_REQUIREMENTS_
Scan the records for the word "this". Copy each line that includes it.

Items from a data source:
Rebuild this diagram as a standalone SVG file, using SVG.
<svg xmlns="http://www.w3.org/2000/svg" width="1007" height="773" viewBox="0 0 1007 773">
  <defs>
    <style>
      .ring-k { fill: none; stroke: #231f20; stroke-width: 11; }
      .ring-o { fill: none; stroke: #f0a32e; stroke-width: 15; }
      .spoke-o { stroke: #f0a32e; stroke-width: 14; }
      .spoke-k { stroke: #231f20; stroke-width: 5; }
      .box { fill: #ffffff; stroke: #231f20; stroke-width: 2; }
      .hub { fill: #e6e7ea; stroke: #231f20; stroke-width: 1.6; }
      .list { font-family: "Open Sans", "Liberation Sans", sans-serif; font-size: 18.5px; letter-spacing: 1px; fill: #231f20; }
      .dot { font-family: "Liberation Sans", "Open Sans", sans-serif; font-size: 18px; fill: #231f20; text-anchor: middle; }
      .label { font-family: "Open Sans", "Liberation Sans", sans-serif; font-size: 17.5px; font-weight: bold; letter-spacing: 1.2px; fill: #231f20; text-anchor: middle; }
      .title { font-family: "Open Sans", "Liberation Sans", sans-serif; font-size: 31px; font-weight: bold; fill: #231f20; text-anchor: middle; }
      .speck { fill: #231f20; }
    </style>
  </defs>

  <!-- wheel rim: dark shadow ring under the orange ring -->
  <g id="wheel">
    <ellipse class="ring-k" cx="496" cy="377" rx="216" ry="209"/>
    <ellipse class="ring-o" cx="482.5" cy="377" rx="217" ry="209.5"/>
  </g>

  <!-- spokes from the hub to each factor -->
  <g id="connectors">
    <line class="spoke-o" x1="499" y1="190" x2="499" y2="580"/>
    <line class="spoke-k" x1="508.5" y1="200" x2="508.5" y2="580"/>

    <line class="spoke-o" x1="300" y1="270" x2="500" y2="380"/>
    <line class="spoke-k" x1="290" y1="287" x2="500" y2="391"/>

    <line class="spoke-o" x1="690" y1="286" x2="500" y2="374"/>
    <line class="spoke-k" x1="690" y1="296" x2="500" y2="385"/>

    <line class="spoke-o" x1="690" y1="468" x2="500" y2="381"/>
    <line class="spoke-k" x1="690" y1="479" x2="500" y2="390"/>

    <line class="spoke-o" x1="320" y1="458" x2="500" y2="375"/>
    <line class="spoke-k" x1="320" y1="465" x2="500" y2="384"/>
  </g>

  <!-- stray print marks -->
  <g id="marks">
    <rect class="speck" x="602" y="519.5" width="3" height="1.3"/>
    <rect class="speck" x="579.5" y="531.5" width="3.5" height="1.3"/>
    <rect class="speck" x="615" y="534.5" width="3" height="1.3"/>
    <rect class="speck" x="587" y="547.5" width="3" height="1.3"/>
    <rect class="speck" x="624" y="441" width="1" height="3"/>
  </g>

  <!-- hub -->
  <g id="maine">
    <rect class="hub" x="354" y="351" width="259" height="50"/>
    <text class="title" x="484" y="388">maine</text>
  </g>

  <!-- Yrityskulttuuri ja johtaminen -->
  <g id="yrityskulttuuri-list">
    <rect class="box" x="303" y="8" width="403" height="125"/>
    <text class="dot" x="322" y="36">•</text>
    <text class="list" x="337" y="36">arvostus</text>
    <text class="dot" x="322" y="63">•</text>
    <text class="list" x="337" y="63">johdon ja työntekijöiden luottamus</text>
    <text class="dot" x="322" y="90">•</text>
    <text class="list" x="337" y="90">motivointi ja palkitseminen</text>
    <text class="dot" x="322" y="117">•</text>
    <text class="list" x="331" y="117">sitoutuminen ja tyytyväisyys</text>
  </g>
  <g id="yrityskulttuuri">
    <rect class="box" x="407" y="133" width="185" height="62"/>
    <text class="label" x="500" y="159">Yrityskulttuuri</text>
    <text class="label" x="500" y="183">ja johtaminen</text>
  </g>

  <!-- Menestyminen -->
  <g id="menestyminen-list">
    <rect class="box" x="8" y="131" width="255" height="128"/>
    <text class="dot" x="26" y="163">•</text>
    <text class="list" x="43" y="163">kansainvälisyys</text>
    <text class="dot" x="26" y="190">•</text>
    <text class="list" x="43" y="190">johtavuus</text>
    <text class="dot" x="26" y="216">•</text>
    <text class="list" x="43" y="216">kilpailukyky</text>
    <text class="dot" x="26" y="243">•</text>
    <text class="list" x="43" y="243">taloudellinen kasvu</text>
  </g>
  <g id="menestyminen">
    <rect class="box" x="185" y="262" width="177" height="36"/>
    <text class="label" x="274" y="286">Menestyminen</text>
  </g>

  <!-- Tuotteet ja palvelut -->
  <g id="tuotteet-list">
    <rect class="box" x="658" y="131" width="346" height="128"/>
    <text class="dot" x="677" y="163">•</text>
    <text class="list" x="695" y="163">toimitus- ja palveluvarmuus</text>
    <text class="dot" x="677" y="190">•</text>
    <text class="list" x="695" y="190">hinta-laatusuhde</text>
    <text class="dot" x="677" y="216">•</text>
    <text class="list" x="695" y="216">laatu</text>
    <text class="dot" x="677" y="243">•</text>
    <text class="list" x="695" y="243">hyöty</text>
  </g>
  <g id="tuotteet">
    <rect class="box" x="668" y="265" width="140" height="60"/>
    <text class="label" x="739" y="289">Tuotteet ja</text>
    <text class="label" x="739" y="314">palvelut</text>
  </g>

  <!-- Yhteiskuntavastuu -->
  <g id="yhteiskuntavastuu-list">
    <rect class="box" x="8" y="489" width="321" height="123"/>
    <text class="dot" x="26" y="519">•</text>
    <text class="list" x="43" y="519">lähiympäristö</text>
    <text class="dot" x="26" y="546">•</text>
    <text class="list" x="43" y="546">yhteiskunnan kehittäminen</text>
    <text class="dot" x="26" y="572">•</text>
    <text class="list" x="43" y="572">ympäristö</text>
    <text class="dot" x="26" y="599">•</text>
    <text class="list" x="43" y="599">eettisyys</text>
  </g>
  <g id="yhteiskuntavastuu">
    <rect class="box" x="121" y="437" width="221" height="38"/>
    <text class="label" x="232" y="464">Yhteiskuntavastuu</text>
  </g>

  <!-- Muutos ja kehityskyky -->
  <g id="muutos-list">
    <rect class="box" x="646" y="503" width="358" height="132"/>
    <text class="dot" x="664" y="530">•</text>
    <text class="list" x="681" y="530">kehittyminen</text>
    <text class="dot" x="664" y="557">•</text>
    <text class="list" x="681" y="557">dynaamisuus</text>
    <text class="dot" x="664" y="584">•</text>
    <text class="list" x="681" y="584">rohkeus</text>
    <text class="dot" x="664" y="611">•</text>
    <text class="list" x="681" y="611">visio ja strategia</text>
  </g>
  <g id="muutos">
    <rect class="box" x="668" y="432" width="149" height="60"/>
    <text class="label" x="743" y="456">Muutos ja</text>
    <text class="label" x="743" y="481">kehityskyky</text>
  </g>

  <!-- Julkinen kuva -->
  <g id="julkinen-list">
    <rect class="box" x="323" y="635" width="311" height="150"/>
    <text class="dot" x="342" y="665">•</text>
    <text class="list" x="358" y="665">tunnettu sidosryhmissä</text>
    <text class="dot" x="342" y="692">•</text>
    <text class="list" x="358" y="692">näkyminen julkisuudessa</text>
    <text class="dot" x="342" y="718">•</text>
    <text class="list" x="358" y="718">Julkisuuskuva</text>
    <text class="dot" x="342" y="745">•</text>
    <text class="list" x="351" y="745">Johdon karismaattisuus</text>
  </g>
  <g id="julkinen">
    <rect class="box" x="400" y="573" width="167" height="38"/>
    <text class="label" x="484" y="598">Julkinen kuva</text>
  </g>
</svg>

* * *

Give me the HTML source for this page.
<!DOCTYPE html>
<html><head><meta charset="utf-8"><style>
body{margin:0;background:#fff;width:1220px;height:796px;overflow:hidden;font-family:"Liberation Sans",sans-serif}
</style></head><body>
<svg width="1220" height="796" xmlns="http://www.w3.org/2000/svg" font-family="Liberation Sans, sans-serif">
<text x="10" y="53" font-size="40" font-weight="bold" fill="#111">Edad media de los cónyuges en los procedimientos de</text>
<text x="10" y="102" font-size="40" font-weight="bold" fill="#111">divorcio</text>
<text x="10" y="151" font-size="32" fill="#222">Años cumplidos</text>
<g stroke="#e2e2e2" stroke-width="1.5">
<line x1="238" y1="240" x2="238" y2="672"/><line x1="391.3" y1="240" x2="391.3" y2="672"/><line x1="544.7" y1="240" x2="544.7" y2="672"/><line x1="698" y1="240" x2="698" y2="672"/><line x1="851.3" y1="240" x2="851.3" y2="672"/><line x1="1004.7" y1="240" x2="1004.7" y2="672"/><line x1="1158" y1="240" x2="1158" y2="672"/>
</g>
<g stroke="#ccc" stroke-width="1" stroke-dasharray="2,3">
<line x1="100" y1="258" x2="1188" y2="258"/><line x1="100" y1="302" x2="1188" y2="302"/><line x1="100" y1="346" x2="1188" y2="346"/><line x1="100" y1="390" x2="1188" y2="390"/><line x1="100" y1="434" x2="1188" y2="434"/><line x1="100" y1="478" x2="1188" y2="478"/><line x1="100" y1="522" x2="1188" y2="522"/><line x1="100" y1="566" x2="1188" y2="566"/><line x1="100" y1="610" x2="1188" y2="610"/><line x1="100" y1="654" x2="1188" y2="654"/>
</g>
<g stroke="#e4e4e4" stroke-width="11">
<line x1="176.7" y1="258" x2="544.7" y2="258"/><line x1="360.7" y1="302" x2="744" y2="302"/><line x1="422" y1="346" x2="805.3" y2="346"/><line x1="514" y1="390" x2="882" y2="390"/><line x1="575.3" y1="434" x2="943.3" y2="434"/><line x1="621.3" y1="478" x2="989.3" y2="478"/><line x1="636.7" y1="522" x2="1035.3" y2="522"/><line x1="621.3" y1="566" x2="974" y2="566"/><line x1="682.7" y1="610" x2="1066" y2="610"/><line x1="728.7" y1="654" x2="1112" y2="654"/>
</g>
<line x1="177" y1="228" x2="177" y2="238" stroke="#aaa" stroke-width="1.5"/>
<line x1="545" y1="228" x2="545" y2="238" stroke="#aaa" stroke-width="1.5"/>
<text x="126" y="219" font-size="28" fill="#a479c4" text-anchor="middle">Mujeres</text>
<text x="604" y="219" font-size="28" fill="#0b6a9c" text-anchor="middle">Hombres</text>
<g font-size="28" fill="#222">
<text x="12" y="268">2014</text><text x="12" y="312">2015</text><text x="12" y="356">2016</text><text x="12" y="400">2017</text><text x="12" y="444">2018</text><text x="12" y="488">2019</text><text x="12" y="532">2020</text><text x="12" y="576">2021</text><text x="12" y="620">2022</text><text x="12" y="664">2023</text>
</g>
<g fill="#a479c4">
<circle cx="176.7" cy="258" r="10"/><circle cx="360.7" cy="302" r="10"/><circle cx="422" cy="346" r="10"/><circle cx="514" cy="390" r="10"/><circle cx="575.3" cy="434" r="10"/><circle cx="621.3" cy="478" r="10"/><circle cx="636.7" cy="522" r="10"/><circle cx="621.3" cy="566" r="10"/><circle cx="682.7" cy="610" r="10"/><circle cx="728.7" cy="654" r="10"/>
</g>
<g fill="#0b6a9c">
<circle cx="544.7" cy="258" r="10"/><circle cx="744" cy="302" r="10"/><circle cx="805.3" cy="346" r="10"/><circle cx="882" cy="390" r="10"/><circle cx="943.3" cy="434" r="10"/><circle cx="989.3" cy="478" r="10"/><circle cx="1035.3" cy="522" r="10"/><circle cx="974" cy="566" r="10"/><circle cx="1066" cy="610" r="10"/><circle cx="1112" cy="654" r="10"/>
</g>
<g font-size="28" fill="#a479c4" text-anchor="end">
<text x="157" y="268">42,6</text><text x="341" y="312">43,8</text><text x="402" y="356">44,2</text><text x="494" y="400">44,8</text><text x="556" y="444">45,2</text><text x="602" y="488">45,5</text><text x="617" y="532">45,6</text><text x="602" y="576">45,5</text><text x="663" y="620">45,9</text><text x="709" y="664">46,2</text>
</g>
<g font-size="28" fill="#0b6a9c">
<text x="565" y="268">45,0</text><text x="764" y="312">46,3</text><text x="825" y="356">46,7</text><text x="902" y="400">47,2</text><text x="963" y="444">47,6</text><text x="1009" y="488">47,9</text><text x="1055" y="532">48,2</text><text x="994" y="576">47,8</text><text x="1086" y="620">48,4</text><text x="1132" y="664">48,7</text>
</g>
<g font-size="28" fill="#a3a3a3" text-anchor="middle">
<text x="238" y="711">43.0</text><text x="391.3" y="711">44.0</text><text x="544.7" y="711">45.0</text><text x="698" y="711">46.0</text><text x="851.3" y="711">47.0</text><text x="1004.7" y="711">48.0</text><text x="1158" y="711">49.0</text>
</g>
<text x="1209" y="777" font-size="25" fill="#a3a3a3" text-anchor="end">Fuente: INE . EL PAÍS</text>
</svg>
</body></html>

_FINAL ANSWER_
Rebuild this diagram as a standalone SVG file, using SVG.
Give me the HTML source for this page.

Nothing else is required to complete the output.